Geopolitics starts with geography
Geography determines the destiny of individual human beings and countries. To be born as an Inuk in Canada or as a farmer’s son in Italy makes quite a difference. Individuals can escape geography - countries and states cannot.
It comes as no surprise that the early human-built high cultures are to be found around the Mediterranean Sea, the “Broader Middle East,” northern Latin America, India and China.
Geography determines living conditions through location on the globe, topography, climate, the size of a country and that of its neighbors, access to the sea and conditions for agriculture as well as the possession of strategic raw materials.
Evaluation of the geography is the starting point for geopolitics. What does geopolitics mean? There are two definitions:
“Geopolitics is the state’s power to control space or territory and shape the foreign policy of individual states and international relations”

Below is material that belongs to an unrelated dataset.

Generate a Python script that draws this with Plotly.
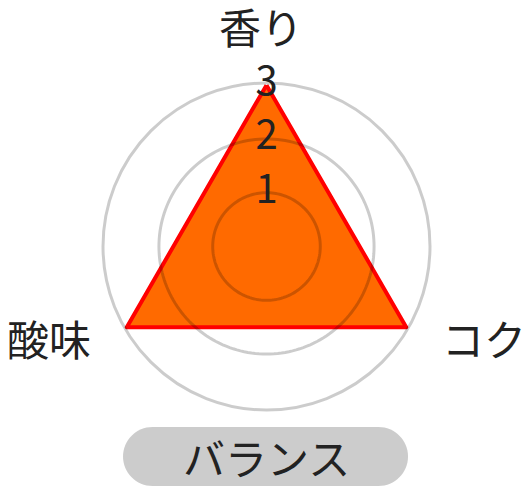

“Geopolitics analyzes politics, history and social science with reference to geography”
The term geopolitics was coined by a Swedish political geographer, Rudolf Kjellén, at the end of the 19th Century. Kjellén was inspired by the German geographer Friedrich Ratzel, who published his book ”Politische Geographie”(Political Geography)in 1897.The term was popularized in English by US diplomat Robert Strausz-Hupé, a faculty member of the University of Pennsylvania.
The fact that geopolitics is a fairly new experience should not lead to the misperception that geopolitics has accompanied states and countries from the very beginning of our history. The assessment and reassessment of the driving factors led in combination with vital interests to a geo-strategy to achieve aims and objectives – for example colonization, migration, early globalization, the quest for access to the oceans – especially to warm waters, the desire to secure the opposite coast, to expand and strengthen the inner line, the politics of “balance of power,” the concept of “soft” and “hard” power and to secure lines of transportation and communications.
Nowadays, no industrialized country that on the one hand depends upon the import of strategic raw materials “just in time” at affordable prices and on the other hand on the worldwide export of its high-end products can turn a blind eye to the consequences of the findings of geopolitics.
There is one problem prevalent in numerous countries : The politicians in charge are weak in their mid- and long-term strategic thinking. They are too occupied with day-to-day business and preparing for the next elections. They lose time instead of tackling growing problems – such as energy supply and environmental issues – issues that will hit the next generations.
Geostrategy derived from geopolitics and vital national interests needs a “vision” or a “grand design” for the next decades to come. Closely related is the question of the selection of partners, friends and allies with overlapping interests to achieve common goals. Over time, the own history and the own culture – including religion - have become decisive factors, too.
Politicians in charge and their advisors must enhance their awareness of the fundamental challenges ahead of us. They have no time to lose.
Babak Khalatbari, a young German academic, did research on geopolitics. It is not a topic of great public interest, but it is very important to think about the consequences of our geography, history and culture to pave the way to a safer and better world.